Q(t) = Q_0e^(-(ln(2))/5t)

Explanation:

We set up a differential equation. We know that the rate of change of the cobalt is proportional to the amount of cobalt present. We also know that it is a decay model, so there will be a negative sign:

(dQ)/(dt) = - kQ

This is a nice, easy and seperable diff eq:

int (dQ)/(Q) = -k int dt

ln(Q) = - kt + C

Q(0) = Q_0

ln(Q_0) = C

implies ln(Q) = ln(Q_0) - kt

ln(Q/Q_0) = -kt

Raise each side to exponentials:

(Q)/(Q_0) = e^(-kt)

Q(t) = Q_0e^(-kt)

Now that we know the general form, we need to work out what k is.

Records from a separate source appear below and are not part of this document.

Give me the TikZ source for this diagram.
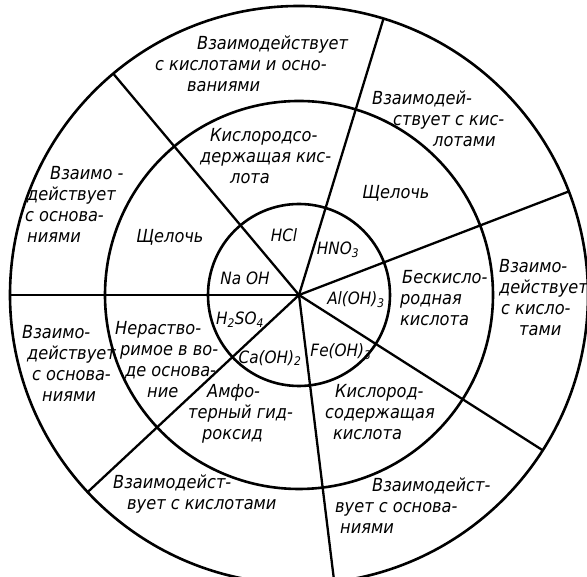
\documentclass[tikz,border=0pt]{standalone}
\usepackage{fontspec}
\setmainfont{DejaVu Sans Condensed}
\tikzset{
  kolco/.style={draw=black, line width=2.6pt},
  luch/.style={draw=black, line width=2.3pt},
  nadpis/.style={inner sep=0pt, align=left, anchor=west,
                 font=\fontsize{18}{21}\selectfont\itshape},
  formula/.style={inner sep=0pt, font=\fontsize{17}{21}\selectfont\itshape},
}
\begin{document}
\begin{tikzpicture}[x=1pt,y=1pt]
  \useasboundingbox (-299,-282) rectangle (288,295);
  \coordinate (c) at (0,0);
  % three rings
  \draw[kolco] (c) circle (91); \draw[kolco] (c) circle (194); \draw[kolco] (c) circle (289);
  % spokes
  \coordinate (s1) at (180:289); \coordinate (s2) at (130:289); \coordinate (s3) at (73:289);
  \coordinate (s4) at (21:289); \coordinate (s5) at (-32.5:289); \coordinate (s6) at (-83:289);
  \coordinate (s7) at (-137:289);
  \draw[luch] (c)--(s1); \draw[luch] (c)--(s2); \draw[luch] (c)--(s3); \draw[luch] (c)--(s4);
  \draw[luch] (c)--(s5); \draw[luch] (c)--(s6); \draw[luch] (c)--(s7);
  % inner ring: substances
  \node[formula] (hcl) at (-15,60) {HCl};
  \node[formula] (hno) at (39,45) {HNO\textsubscript{3}};
  \node[formula] (alo) at (57,-5) {Al(OH)\textsubscript{3}};
  \node[formula] (feo) at (42,-57) {Fe(OH)\textsubscript{3}};
  \node[formula] (cao) at (-29,-63) {Ca(OH)\textsubscript{2}};
  \node[formula] (hso) at (-59,-25) {H\textsubscript{2}SO\textsubscript{4}};
  \node[formula] (nao) at (-54,17) {Na OH};
  % middle ring: classes
  \node[nadpis] (kisl1) at (-99,138.5) {\hspace*{10pt}Кислородсо-\\держащая кис-\\\hspace*{30pt}лота};
  \node[nadpis, anchor=center] (shch1) at (97,102) {Щелочь};
  \node[nadpis] (beskisl) at (101,-3.5) {\hspace*{2pt}Бескисло-\\родная\\кислота};
  \node[nadpis] (kisl2) at (26,-117.5) {\hspace*{10pt}Кислород-\\содержащая\\\hspace*{8pt}кислота};
  \node[nadpis] (amfo) at (-111,-119) {\hspace*{19pt}Амфо-\\терный гид-\\\hspace*{14pt}роксид};
  \node[nadpis] (nerastv) at (-184,-64.5) {Нераство-\\\hspace*{5pt}римое в во-\\\hspace*{10pt}де основа-\\\hspace*{32pt}ние};
  \node[nadpis, anchor=center] (shch2) at (-129,58) {Щелочь};
  % outer ring: reactions
  \node[nadpis] (vz1) at (-144,231) {\hspace*{42pt}Взаимодействует\\с кислотами и осно-\\\hspace*{32pt}ваниями};
  \node[nadpis] (vz2) at (73,176.5) {Взаимодей-\\\hspace*{21pt}ствует с кис-\\\hspace*{61pt}лотами};
  \node[nadpis] (vz3) at (200,-3) {Взаимо-\\действует\\\hspace*{2pt}с кисло-\\\hspace*{20pt}тами};
  \node[nadpis] (vz4) at (36,-210.5) {\hspace*{37pt}Взаимодейст-\\вует с основа-\\\hspace*{5pt}ниями};
  \node[nadpis] (vz5) at (-186,-199) {Взаимодейст-\\\hspace*{14pt}вует с кислотами};
  \node[nadpis] (vz6) at (-277,-68.5) {Взаимо-\\\hspace*{5pt}действует\\\hspace*{10pt}с основа-\\\hspace*{20pt}ниями};
  \node[nadpis] (vz7) at (-274,90.5) {\hspace*{25pt}Взаимо -\\\hspace*{2pt}действует\\с основа-\\\hspace*{2pt}ниями};
\end{tikzpicture}
\end{document}
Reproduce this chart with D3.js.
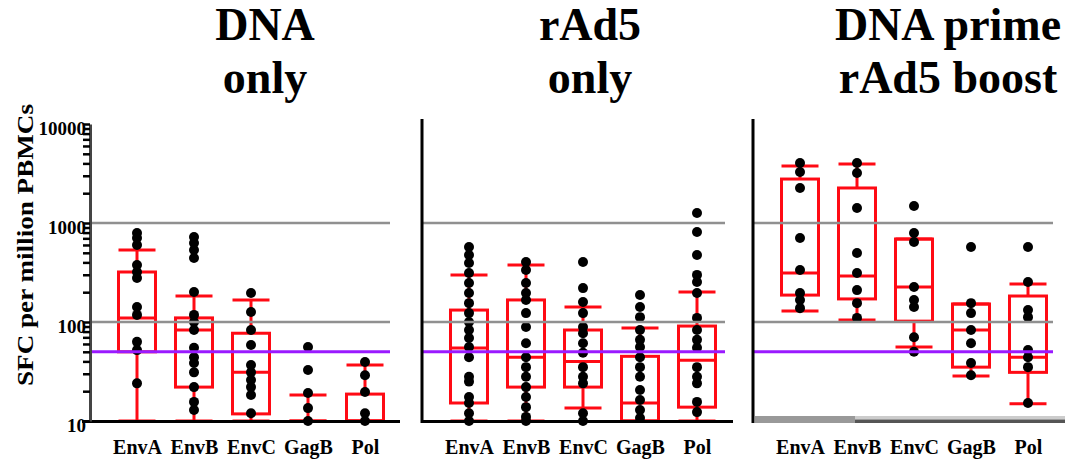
<!DOCTYPE html>
<html>
<head>
<meta charset="utf-8">
<script src="https://cdn.jsdelivr.net/npm/d3@7"></script>
<style>
  body { margin: 0; background: #fff; }
  text { font-family: "Liberation Serif", "DejaVu Serif", serif; font-weight: bold; }
</style>
</head>
<body>
<div id="root"></div>
<script>
// Categories and panel titles
const categories = ['EnvA', 'EnvB', 'EnvC', 'GagB', 'Pol']
const panelTitles = [['DNA', 'only'], ['rAd5', 'only'], ['DNA prime', 'rAd5 boost']]

// Axis values
const yTicks = [10, 100, 1000, 10000]
const gridValues = [100, 1000]
const threshold = 50

// Box stats per category: [low whisker, q1, median, q3, high whisker]
const dnaOnlyBoxes = [
  [10, 50, 110, 320, 534],
  [10, 22, 83, 110, 183],
  [10, 11.8, 31, 77, 167],
  [10, 10, 10, 10, 18.3],
  [10, 10, 10, 18.7, 36.8]
]
const rAd5Boxes = [
  [10, 15.2, 54.5, 132, 299],
  [10, 22, 44, 167, 377],
  [13.5, 22, 40, 83, 142],
  [10, 10, 15.2, 45, 87],
  [10, 13.8, 41, 91, 201]
]
const primeBoostBoxes = [
  [129, 187, 313, 2780, 3767],
  [105, 171, 292, 2258, 3943],
  [56, 102, 226, 689, 689],
  [28.5, 35, 83, 152, 152],
  [14.9, 31, 44, 183, 242]
]

// Individual responses (SFC per million PBMCs)
const dnaOnlyPoints = [
  [792, 705, 600, 376, 320, 278, 142, 118, 63, 52, 24],
  [722, 628, 533, 443, 201, 118, 100, 83, 55, 44, 38.5, 31, 22, 15.6, 12.9],
  [196, 126, 83, 58.6, 36.8, 31, 25.9, 22, 18.3, 12],
  [56, 32.7, 19.2, 13.5, 10],
  [39.5, 29, 19.6, 12, 10]
]
const rAd5Points = [
  [572, 475, 394, 313, 248, 196, 155, 123, 100, 83, 69, 56, 44, 28, 25, 17.5, 15.2, 12, 10],
  [403, 335, 248, 196, 167, 123, 89, 61, 44, 35, 28, 22, 17.5, 13.8, 11, 10],
  [403, 220, 159, 123, 89, 77, 61, 49, 35, 28, 24, 12, 10],
  [187, 142, 112, 83, 66, 56, 44, 35, 28, 20.6, 16.3, 12.9, 10.7],
  [1262, 811, 475, 299, 254, 196, 110, 83, 66, 55, 35, 28, 24, 15.6, 12.3]
]
const primeBoostPoints = [
  [4036, 3274, 2258, 705, 335, 196, 167, 138],
  [4036, 3199, 1419, 498, 313, 210, 155, 110],
  [1486, 792, 643, 226, 167, 142, 70, 50],
  [572, 155, 123, 83, 61, 38.5, 29],
  [572, 254, 132, 112, 52, 44, 35, 15.2]
]

// Layout
const width = 1072
const height = 464
const panelLeft = [90, 422, 753]
const panelRight = [400, 733, 1065]
const gridRight = [390, 725, 1053]
const titleCenter = [265, 590, 948]
const boxWidth = 37
const red = '#ff0a14'

const boxes = [dnaOnlyBoxes, rAd5Boxes, primeBoostBoxes]
const points = [dnaOnlyPoints, rAd5Points, primeBoostPoints]

const y = d3.scaleLog().domain([10, 10000]).range([421, 124]).clamp(true)

const svg = d3.select('#root').append('svg')
  .attr('width', width)
  .attr('height', height)

// Y axis title
svg.append('text')
  .attr('transform', 'translate(33,245) rotate(-90)')
  .attr('text-anchor', 'middle')
  .attr('font-size', 23)
  .attr('textLength', 282)
  .attr('lengthAdjust', 'spacingAndGlyphs')
  .text('SFC per million PBMCs')

panelLeft.forEach((x0, p) => {
  const g = svg.append('g')
  const x = d3.scalePoint().domain(categories).range([x0 + 47, x0 + 275])

  // Title, two lines
  g.selectAll('.title')
    .data(panelTitles[p])
    .enter().append('text')
    .attr('class', 'title')
    .attr('x', titleCenter[p])
    .attr('y', (d, i) => 40 + i * 53)
    .attr('text-anchor', 'middle')
    .attr('font-size', 46)
    .text(d => d)

  // Box plots
  const bp = g.append('g')
  boxes[p].forEach((b, i) => {
    const cx = x(categories[i])
    const [lo, q1, med, q3, hi] = b
    const half = boxWidth / 2
    bp.append('line')
      .attr('x1', cx).attr('x2', cx)
      .attr('y1', y(lo)).attr('y2', y(hi))
      .attr('stroke', red).attr('stroke-width', 3)
    bp.append('rect')
      .attr('x', cx - half).attr('width', boxWidth)
      .attr('y', y(q3)).attr('height', y(q1) - y(q3))
      .attr('fill', 'white').attr('stroke', red).attr('stroke-width', 3)
    ;[lo, med, hi].forEach(v => {
      bp.append('line')
        .attr('x1', cx - half).attr('x2', cx + half)
        .attr('y1', y(v)).attr('y2', y(v))
        .attr('stroke', red).attr('stroke-width', 3)
    })
  })

  // Dots
  points[p].forEach((vals, i) => {
    g.append('g').selectAll('circle')
      .data(vals)
      .enter().append('circle')
      .attr('cx', x(categories[i]))
      .attr('cy', d => y(d))
      .attr('r', 5)
      .attr('fill', 'black')
  })

  // Grid lines and threshold
  g.selectAll('.grid')
    .data(gridValues)
    .enter().append('line')
    .attr('x1', x0).attr('x2', gridRight[p])
    .attr('y1', d => y(d)).attr('y2', d => y(d))
    .attr('stroke', '#909090').attr('stroke-width', 2.5)

  g.append('line')
    .attr('x1', x0).attr('x2', gridRight[p])
    .attr('y1', y(threshold)).attr('y2', y(threshold))
    .attr('stroke', '#9a1aff').attr('stroke-width', 3)

  // X axis line
  if (p < 2) {
    g.append('line')
      .attr('x1', p === 0 ? x0 - 8 : x0).attr('x2', panelRight[p])
      .attr('y1', 421.5).attr('y2', 421.5)
      .attr('stroke', 'black').attr('stroke-width', 3)
  } else {
    g.append('rect').attr('x', x0 + 2).attr('y', 416).attr('width', 100).attr('height', 7).attr('fill', '#999')
    g.append('rect').attr('x', x0 + 102).attr('y', 416).attr('width', panelRight[p] - x0 - 102).attr('height', 3.5).attr('fill', '#ccc')
    g.append('rect').attr('x', x0 + 102).attr('y', 419.5).attr('width', panelRight[p] - x0 - 102).attr('height', 3.5).attr('fill', '#555')
  }

  // Category labels
  const xAxis = g.append('g')
    .attr('transform', 'translate(0,421)')
    .call(d3.axisBottom(x).tickSize(0).tickPadding(19))
  xAxis.select('.domain').remove()
  xAxis.selectAll('text')
    .attr('font-size', 20)
    .attr('font-family', '"Liberation Serif", serif')
    .attr('font-weight', 'bold')
    .attr('fill', 'black')

  // Y axis
  if (p === 0) {
    const tickVals = []
    ;[10, 100, 1000].forEach(dec => {
      for (let k = 1; k < 10; k++) tickVals.push(k * dec)
    })
    tickVals.push(10000)
    const yAxis = g.append('g')
      .attr('transform', `translate(${x0},0)`)
      .call(d3.axisLeft(y)
        .tickValues(tickVals)
        .tickSize(7)
        .tickSizeOuter(0)
        .tickPadding(-3)
        .tickFormat(d => yTicks.includes(d) ? d3.format('d')(d) : ''))
    yAxis.select('.domain').attr('stroke', '#444').attr('stroke-width', 3)
    yAxis.selectAll('.tick line').attr('stroke', 'black').attr('stroke-width', 2.5)
    yAxis.selectAll('text')
      .attr('font-size', 19)
      .attr('font-family', '"Liberation Serif", serif')
      .attr('font-weight', 'bold')
      .attr('fill', 'black')
      .attr('dy', '0.55em')
  } else {
    g.append('line')
      .attr('x1', x0).attr('x2', x0)
      .attr('y1', 119).attr('y2', 423)
      .attr('stroke', 'black').attr('stroke-width', 3)
  }
})
</script>
</body>
</html>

Let half life be denoted by tau.

Q(tau) = Q_0/2 = Q_0e^(-ktau)

therefore 1/2 = e^(-ktau)

Take natural logs of both sides:

ln(1/2) = -ktau

k = - (ln(1/2))/tau

For tidiness, rewrite ln(1/2) = -ln(2)

therefore k = ln(2)/tau

k = ln(2)/(5)yr^(-1)

therefore Q(t) = Q_0e^(-(ln(2))/5t)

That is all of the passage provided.